Samsung wanted to show jurors evidence that the iPhone was inspired by older products, including those by Sony, but U.S. District Judge Lucy Koh refused to allow the evidence. (For a technical reason: Samsung failed to disclose these examples of prior art during the fact discovery period.* I wonder if the verdict might have been different if the jury had seen this evidence?)

So what were the six patents Samsung was judged to have infringed? It actually was fairly difficult to find this information on the Internet; most media outlets decided this was “too much information” for the typical American. (I found the interactive graphic with the following information on the Wall Street Journal web site here and a detailed summary of the six patents here.)

  1. Utility patent ‘163. Enlarging documents by double tapping the screen.
  2. Utility patent ‘381. When you scroll to the top or bottom of a web page, the display “bounces back”
  3. Utility patent ‘915. Screen can distinguish between single-touch and multi-touch gestures. You can pinch to zoom in, and do one-fingered scrolling.
  4. Design patent ‘087. The ornamental design of the back of the iPhone.
  5. Design patent ‘305. Rounded square icons on the home screen interface.
  6. Design patent ‘677. Ornamental design of the front of the iPhone, with edge-to-edge glass and a front speaker.

The jury threw out the seventh Apple patent: Apple had a patent for the iPad shape, a rectangular shape with rounded corners, and the jury decided that no company could patent a geometric shape. (A victory for common sense.)

Take a look at the detailed, side-by-side comparisons of the iPhone and the Samsung products judged to infringe, on all six patents, here. Yes, I have to agree, those Samsung phones look a lot like those iPhones. But come on, they look the same because they’re both black rectangles with rounded edges!

After I spent some time “under the hood” of the details, I’m left with a couple of reactions. First: Apple spent a lot of money to apply for all of those patents over the years. I think it’s scary when any company really thinks they should have the right to patent a rectangle with rounded corners. Or the right to patent the ability to scroll a screen using your finger. Remember my old Palm Treo? Yes, I scrolled it with a stylus. So changing it from a stylus to a finger gets you a patent?

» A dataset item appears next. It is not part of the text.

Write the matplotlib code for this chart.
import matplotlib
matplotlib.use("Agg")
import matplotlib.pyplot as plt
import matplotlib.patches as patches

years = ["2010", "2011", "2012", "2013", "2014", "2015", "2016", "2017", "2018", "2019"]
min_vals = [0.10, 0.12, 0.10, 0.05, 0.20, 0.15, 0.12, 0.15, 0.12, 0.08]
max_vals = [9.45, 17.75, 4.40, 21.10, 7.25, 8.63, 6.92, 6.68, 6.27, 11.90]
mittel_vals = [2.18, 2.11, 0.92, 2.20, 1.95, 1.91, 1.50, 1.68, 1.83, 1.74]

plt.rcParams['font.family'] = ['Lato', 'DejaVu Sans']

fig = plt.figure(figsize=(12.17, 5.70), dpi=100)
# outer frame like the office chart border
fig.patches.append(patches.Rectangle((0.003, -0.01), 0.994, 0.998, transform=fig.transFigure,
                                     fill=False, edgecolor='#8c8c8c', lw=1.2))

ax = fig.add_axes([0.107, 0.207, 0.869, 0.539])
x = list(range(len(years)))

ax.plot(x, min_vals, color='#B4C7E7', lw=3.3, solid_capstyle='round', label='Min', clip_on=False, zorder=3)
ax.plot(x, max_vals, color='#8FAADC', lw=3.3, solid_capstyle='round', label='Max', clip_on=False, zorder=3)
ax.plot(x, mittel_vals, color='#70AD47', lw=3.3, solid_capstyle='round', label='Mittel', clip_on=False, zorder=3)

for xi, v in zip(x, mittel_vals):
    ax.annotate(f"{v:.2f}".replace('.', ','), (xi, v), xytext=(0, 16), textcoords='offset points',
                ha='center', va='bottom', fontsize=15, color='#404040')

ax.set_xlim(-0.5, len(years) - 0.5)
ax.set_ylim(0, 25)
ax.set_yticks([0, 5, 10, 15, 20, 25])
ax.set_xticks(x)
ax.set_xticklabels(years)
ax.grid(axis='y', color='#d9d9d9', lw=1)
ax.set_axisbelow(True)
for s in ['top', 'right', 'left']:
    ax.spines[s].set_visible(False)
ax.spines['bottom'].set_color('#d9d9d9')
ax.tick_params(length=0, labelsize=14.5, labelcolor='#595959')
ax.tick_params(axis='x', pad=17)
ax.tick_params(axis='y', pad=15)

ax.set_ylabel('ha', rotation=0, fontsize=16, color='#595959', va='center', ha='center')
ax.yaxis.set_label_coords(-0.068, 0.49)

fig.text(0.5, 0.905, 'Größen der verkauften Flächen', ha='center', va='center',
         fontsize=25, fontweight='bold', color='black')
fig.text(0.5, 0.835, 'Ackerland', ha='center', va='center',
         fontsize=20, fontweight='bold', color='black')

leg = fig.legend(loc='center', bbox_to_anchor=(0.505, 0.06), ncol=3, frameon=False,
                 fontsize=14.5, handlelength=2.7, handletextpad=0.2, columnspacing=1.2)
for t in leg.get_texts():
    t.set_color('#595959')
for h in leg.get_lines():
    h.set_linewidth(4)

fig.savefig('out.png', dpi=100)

Second: It’s scary that a jury voted against Samsung. I don’t blame the jury, they were simply following the court’s instructions and the law as it currently stands. The problem is with the law. So now every company is going to be filing patents for triangles, parallelograms, three finger touches, scrolling with two fingers moves slower than scrolling with one, you name it. Come to think of it, I’ll bet most of those ideas already are patented. No doubt some company already has a patent for a trapezoidal phone shape. Coming soon to a court near you, and you heard it here first!

What ever happened to the “nonobviousness” doctrine? Under patent law, an idea is supposed to be nonobvious before a patent can be valid.

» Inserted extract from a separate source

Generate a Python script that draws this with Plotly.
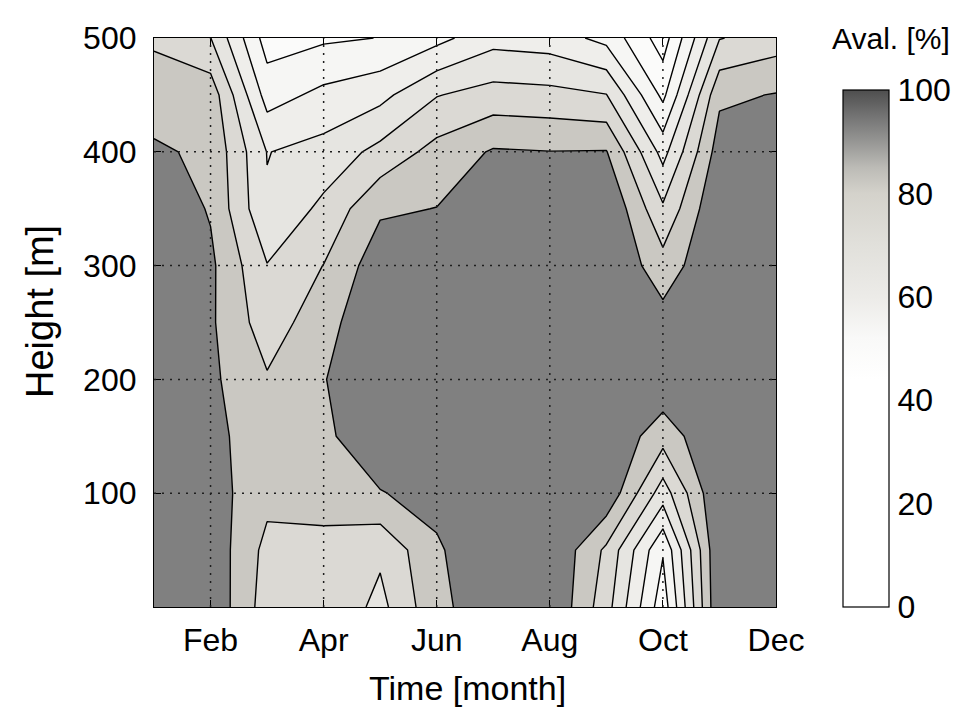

Apple’s official statement says that “stealing isn’t right.” That is embarrassingly simplistic. I prefer Samsung’s official statement:

Today’s verdict should not be viewed as a win for Apple, but as a loss for the American consumer. It will lead to fewer choices, less innovation, and potentially higher prices. It is unfortunate that patent law can be manipulated to give one company a monopoly over rectangles with rounded corners, or technology that is being improved every day by Samsung and other companies.

There will be one or two more rounds in this fight: Samsung will appeal to the U.S. Court of Appeals for the Federal Circuit, and then possibly to the Supreme Court. Stay tuned.

1. http://www.huffingtonpost.com/2012/08/26/apple-jury-patent-trial-samsung_n_1831855.html?utm_hp_ref=technology

2. Jessica E. Vascellaro and Don Clark, “Apple victory shifts power balance.” WSJ, August 27, 2012, pp. B1, B4.

3. http://designpatentattorney.com/blog/ “Samsung main life-line would be to unearth and introduce close prior art designs.  However, here, due to an apparent failure to abide by discovery deadlines, the court is preventing Samsung from relying upon many of its best prior art references at the trial.  Thus, this case serves as a stark reminder of the drastic consequences that can arise when a party fails to meet discovery deadlines.”

Creativity and the Law

I just returned from a fascinating event at Notre Dame Law School, the Creativity and the Law Symposium. Organized by Professor Mark McKenna, the symposium consisted of 14 presentations, most of them by intellectual property (IP) lawyers who are looking to psychological science to learn how IP law can best foster creativity and innovation.

The first thing I noticed was that all of these legal scholars accepted an instrumental view of IP law: that the purpose of IP law (which includes patent, copyright, and trademark) is to foster maximum societal innovation, for the good of all. I didn’t hear a peep about a competing view that you might call the property view: that my ideas and creations are my personal property, and I have an inalienable right to own them, just like I own my house or my classic BMW motorcycle. That’s fine with me, because I also believe that IP law should be designed to foster the maximum creativity of all. My own studies of creativity demonstrate how each new creation is always a rather small advance on the large body of knowledge and expertise that has come before, so being overly possessive about your own ideas is always an error.

Two information conversations stick in my mind: One with Professor Greg Mandel, of Temple University, who told me that many legal scholars had begun to draw on psychological research to inform the law. This move across disciplinary lines is similar to an earlier foray into economics; economics scholarship (particularly microeconomics and behavioral economics) has been influencing the law for some time now. Greg’s paper introduced the day’s symposium, and he drew on the sort of psychological research that I review in my book Explaining Creativity.

A second was with Abraham Drassinower, of the University of Toronto. In our conversation, we reflected on this whole endeavor, asking the question: What are the real-world implications for the law, of psychological research? After all, throughout history, law has never been based on scientific research. It has always been based on normative claims about human relations, it always involves culturally specific conceptions of the individual and his or her relationship to the collective.

In my talk, I described the “Western cultural model of creativity” and ten associated beliefs that are widely assumed in the United States (but which are not supported by research). I drew on the group genius of the assembled legal scholars, and for each of the ten beliefs, I asked them to tell me how current IP law was, or was not, based on these assumptions.

I share the approach of my legal colleagues: Our goal should be to align IP law with the way that creativity and innovation actually work, as revealed by empirical study. I was delighted to participate in this stimulating event.